Monday 9th January 2017, Ashmolean Museum, 12.30 – 4.30
Renaissance drawings have traditionally been approached from a connoisseurial standpoint, using documentary evidence to address questions of style, authorship, date and function. Raphael’s drawings provide an illuminating case study of this tendency as the locus of extensive connoisseurial debate, and as objects viewed by art historians as essentially project oriented, preparatory works. However, new interdisciplinary research led by Catherine Whistler (Ashmolean Museum) and Ben Thomas (University of Kent), supported by a grant from The Leverhulme Trust, instead takes the concept of eloquence as a starting point to explore the graphic language, materiality, visual rhetoric and agency of Raphael’s drawings. This methodology, in common with more conventional connoisseurship, is based on the close scrutiny and analysis of drawings but seeks in addition to identify their cognitive and expressive dimensions as the work of the experienced, ‘intelligent’ hand of the artist. Drawings are approached as autonomous material works, imbued with cultural and artistic values, rather than as links in a teleological progression towards the polished painting.

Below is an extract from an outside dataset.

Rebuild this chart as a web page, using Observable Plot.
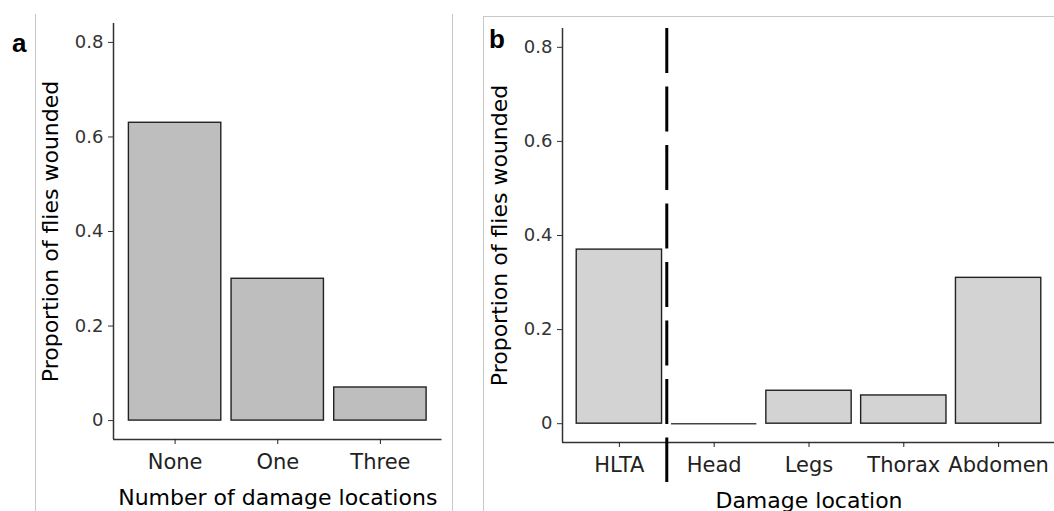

Can we identify specific ways of ‘thinking with drawing’, and relate this to Renaissance concepts of memory, visualization and imagination? Will a consideration of drawing as process, as improvisation or as orchestration open up identifiable relationships with theory and practice in musical and literary studies? Can we establish an understanding of the ‘intelligent hand’ in drawing in relation to a Renaissance culture that prized oral and bodily performance? What can drawings afford in terms of their affective or persuasive qualities, and how might the process of receptive viewing resonate with the Renaissance or contemporary beholder?
The workshop will be discursive and collaborative, based on exchanges in front of the drawings in the Ashmolean’s Print Room. There will be no formal papers but each participant will be proactive and responsive. We welcome participants, either faculty members or doctoral candidates, from areas such as cultural and literary studies, performance, musicology, and art history; and from disciplines such as fine art, social anthropology, theology and experimental psychology. However, these are suggestions only and we welcome applicants from all subjects.
Numbers are very limited, as our discussions will be led by viewing the objects.